## start RECORDED DATA
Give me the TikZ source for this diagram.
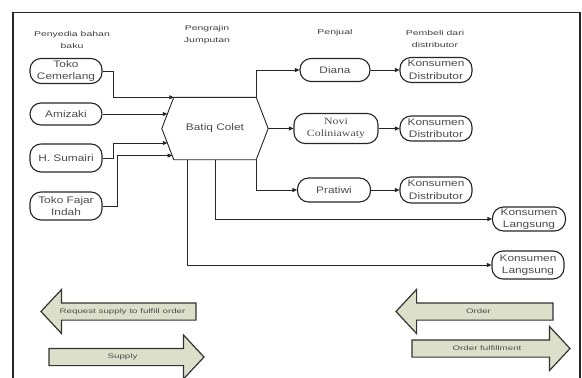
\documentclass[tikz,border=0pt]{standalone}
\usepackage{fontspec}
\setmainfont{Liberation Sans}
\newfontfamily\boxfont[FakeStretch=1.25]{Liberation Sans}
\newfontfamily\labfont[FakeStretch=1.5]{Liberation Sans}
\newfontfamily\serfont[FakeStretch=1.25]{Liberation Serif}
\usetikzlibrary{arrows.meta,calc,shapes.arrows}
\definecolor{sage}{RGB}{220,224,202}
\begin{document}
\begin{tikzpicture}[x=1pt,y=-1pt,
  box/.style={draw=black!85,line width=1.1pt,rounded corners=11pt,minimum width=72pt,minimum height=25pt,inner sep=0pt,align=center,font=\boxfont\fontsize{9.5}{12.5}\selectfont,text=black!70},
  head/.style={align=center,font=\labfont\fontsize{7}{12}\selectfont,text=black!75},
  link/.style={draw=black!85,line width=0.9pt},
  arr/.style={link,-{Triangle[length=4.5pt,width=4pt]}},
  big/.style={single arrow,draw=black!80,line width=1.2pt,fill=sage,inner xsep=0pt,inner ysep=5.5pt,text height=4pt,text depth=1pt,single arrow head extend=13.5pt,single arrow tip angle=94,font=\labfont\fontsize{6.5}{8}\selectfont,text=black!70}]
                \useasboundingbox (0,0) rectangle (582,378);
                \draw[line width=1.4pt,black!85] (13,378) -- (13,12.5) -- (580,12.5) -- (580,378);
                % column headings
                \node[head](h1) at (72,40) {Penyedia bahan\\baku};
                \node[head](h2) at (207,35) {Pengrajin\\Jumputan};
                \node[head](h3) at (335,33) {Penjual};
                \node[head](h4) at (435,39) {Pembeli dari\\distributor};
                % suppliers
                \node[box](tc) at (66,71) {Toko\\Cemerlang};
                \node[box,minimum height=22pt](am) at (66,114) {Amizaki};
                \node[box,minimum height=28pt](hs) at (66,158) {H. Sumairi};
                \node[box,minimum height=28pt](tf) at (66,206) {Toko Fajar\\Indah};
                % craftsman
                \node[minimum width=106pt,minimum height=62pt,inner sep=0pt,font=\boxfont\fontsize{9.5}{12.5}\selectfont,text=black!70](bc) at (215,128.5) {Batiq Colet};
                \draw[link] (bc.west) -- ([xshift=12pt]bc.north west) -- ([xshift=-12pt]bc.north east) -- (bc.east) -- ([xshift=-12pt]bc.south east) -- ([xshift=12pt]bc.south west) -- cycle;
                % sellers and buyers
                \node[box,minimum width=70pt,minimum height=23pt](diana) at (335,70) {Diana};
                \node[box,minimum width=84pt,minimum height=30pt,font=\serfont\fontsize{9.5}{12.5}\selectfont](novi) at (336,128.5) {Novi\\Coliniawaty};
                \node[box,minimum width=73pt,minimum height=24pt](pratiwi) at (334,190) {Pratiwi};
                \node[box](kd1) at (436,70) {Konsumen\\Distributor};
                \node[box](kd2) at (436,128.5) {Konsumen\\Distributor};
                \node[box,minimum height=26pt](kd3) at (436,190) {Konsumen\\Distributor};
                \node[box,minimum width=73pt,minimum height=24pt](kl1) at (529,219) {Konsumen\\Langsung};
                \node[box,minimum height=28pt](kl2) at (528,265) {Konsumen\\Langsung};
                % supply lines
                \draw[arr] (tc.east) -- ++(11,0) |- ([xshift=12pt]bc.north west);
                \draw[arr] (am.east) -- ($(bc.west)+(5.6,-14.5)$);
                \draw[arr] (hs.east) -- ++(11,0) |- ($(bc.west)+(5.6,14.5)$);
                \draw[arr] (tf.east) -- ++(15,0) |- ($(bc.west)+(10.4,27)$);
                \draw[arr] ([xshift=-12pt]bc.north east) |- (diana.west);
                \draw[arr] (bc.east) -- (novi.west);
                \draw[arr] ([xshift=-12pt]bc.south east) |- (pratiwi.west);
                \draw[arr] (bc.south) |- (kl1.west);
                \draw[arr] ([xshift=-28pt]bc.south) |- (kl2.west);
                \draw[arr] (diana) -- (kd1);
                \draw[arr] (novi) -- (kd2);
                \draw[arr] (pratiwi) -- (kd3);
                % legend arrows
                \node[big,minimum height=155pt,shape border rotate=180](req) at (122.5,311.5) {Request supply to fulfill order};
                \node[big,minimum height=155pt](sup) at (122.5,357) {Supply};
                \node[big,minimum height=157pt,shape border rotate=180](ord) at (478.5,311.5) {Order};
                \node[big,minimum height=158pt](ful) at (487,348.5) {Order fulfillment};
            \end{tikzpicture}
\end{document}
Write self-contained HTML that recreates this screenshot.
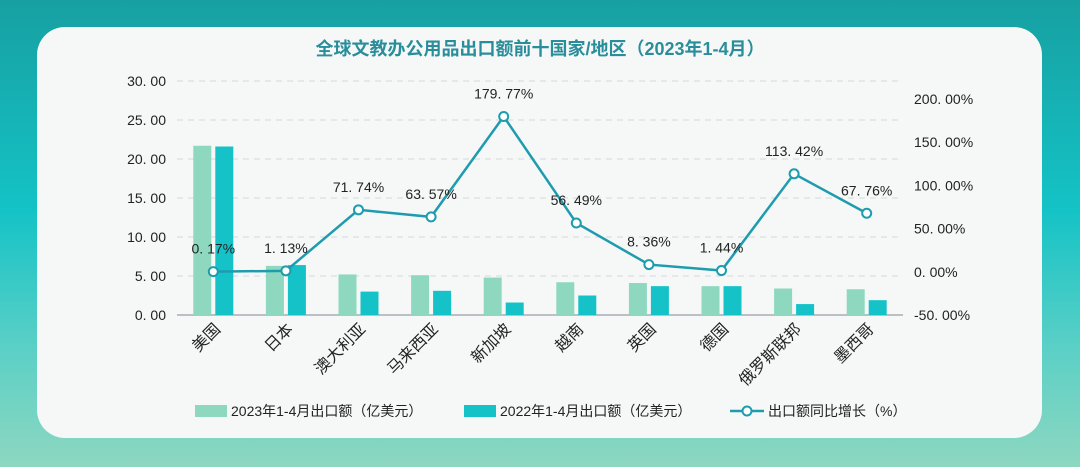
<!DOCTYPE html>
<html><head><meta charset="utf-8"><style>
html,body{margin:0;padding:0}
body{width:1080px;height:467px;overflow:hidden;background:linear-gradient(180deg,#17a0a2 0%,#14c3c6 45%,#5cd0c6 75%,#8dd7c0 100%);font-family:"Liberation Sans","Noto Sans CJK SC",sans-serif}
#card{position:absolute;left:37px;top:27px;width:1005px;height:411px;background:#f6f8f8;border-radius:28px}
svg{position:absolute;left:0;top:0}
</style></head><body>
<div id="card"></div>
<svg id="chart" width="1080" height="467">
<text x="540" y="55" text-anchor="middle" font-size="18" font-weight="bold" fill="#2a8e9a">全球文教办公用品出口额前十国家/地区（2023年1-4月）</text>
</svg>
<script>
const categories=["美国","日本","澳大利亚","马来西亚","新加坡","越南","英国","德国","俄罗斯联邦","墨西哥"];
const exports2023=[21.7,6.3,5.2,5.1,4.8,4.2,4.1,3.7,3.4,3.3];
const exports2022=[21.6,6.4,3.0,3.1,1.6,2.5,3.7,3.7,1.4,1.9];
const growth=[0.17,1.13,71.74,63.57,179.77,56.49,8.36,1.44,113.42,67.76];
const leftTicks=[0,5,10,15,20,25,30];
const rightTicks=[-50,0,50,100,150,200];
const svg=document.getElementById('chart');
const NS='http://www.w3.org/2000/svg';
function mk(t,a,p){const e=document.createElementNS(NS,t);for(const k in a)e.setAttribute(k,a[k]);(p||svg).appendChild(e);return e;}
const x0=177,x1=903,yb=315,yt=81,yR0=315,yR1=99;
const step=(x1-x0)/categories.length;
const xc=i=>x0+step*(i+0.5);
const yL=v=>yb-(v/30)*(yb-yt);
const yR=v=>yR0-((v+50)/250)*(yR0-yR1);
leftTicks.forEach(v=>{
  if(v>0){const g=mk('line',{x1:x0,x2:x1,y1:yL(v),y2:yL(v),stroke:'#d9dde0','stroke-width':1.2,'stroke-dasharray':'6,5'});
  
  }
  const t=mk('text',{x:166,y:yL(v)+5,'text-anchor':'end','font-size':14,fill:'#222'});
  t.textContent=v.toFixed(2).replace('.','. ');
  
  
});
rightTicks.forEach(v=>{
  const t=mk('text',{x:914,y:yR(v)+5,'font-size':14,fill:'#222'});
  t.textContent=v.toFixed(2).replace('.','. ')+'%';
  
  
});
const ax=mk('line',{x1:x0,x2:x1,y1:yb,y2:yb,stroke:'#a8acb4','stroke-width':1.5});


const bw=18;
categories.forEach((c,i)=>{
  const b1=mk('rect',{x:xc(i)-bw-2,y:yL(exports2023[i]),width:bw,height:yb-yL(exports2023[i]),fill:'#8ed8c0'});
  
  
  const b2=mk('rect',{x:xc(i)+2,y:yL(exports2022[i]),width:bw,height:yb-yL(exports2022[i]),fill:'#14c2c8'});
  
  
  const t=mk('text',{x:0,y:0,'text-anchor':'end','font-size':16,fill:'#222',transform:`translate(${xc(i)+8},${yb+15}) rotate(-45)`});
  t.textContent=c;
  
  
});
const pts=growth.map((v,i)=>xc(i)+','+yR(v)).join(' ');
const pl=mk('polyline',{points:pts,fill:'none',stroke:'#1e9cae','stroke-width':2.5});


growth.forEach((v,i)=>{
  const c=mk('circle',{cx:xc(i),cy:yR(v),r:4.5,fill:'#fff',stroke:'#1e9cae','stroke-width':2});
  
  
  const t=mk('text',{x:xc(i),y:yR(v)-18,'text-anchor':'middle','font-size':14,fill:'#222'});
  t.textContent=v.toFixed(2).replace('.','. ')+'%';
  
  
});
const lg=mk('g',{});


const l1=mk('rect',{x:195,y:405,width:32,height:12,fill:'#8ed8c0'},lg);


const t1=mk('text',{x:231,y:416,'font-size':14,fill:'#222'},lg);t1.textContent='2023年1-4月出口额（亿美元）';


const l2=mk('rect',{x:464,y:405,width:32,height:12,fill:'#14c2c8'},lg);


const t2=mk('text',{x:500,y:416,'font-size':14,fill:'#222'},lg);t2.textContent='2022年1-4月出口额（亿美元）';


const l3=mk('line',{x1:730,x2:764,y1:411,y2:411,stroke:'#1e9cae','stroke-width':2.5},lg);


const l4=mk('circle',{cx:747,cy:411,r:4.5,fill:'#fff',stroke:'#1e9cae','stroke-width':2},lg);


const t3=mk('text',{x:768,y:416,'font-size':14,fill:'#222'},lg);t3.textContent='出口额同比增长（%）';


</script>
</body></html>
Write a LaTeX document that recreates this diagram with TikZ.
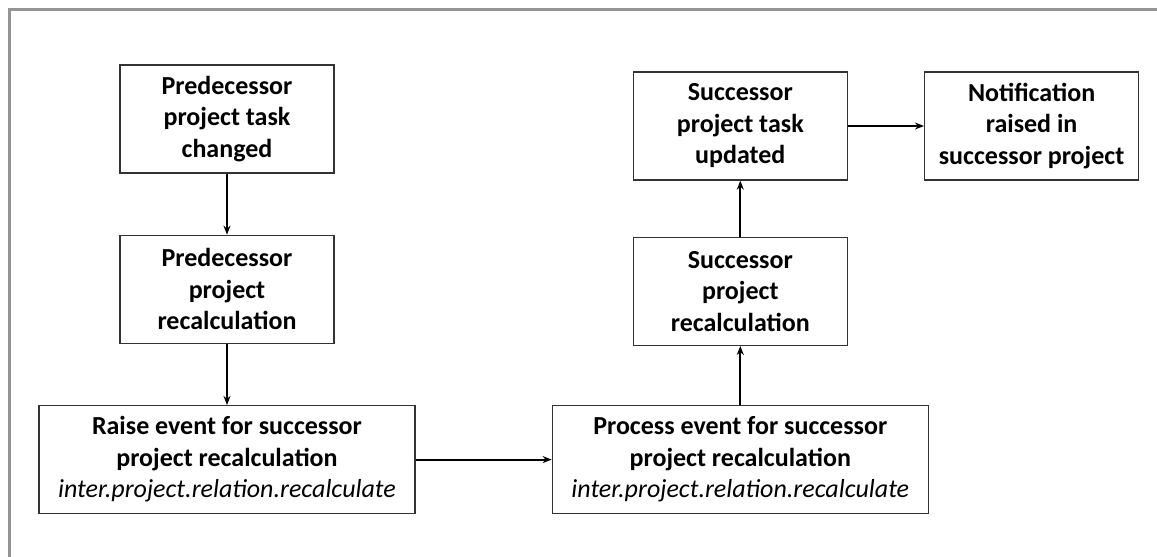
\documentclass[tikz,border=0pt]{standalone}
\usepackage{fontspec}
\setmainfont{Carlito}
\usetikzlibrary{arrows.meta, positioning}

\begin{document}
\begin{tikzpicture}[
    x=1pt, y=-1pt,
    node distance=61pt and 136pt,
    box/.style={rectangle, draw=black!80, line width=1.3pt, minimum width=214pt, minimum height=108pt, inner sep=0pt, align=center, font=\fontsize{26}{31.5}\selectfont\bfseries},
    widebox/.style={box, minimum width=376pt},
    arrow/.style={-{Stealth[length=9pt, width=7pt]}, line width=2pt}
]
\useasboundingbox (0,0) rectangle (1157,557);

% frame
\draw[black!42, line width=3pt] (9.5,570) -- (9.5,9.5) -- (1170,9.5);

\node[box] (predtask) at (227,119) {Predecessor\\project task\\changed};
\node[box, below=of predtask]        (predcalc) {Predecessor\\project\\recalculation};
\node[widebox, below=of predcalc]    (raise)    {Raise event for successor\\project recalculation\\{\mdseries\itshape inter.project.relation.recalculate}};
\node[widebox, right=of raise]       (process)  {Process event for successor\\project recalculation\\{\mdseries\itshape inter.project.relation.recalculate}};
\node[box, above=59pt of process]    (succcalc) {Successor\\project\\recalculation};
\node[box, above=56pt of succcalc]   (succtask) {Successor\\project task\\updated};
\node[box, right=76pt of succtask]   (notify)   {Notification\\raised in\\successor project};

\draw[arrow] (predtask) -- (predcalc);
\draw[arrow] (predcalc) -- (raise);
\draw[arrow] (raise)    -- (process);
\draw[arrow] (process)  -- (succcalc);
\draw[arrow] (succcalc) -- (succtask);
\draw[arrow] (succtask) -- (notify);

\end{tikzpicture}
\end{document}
## end RECORDED DATA
• [STATED EXERCISE]: Copy out all lines above that include the string "diagram".

• [SOLVED EXERCISE]:
Give me the TikZ source for this diagram.
Write a LaTeX document that recreates this diagram with TikZ.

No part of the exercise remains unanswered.